Legislative terrorists
Gym Jordan is a plausible Speaker because an unwillingness to govern has become more and more central to the ethos of the Republican Party:
But make no mistake: Whatever institutionalization and maturation Jordan has undergone, the Jim Jordan of 2010 and 2020 looms. Plenty about his conduct today indicates that the Freedom Caucus bomb-thrower still resides within him and could drive the GOP even further to the right.
The fact that Jordan is a viable option appears to be less about his own evolution than the Republican Party’s.
That’s something that Jordan himself has pointed to, while acknowledging he has learned to play nicer with GOP colleagues. His office cited recent comments in which Jordan said, “I’m the same guy I always was.”
“I was fighting for the same things 10 to 12 years ago that I’m fighting for now,” he said last week on Fox News, when asked whether he had changed.

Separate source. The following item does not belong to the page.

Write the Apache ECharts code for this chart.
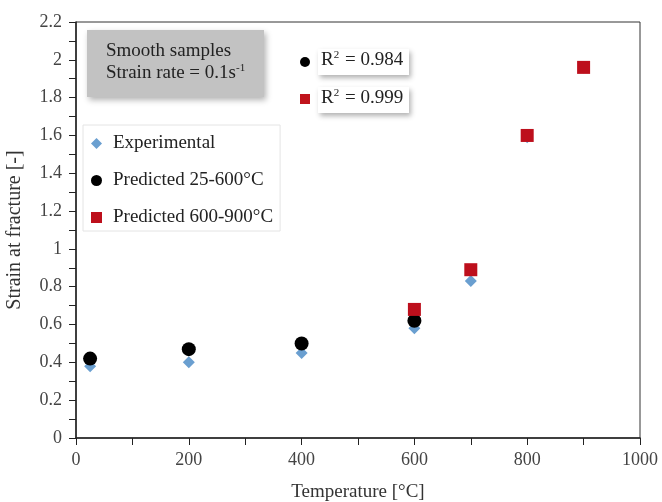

He added: “What I have really figured out is, if we don’t come together, I don’t know how you stop where the left wants to go.”
For much of the 2010s, Jordan was a key leader of GOP efforts to push the government toward shutdowns while holding out for concessions. That was the case in 2013 when it was about defunding Obamacare, in 2015 when it was about Planned Parenthood funding, and in 2018 when it was about the border wall.
In the last instance, Jordan was more intent even than fellow members of the Freedom Caucus to force the issue. The result was the longest shutdown in history.
“I just never saw a guy who spent more time tearing things apart — never building anything, never putting anything together,” former House speaker John A. Boehner (R-Ohio) wrote in his 2021 book, which lumped his Ohio colleague in with other “legislative terrorists.”
Whether he can get the nearly-unanimous majority of his conference to go along remains an open question, of course. But don’t worry, Kevin McCarthy is sitting in the cloakroom waiting to kiss your ass and call it waygu ribeye!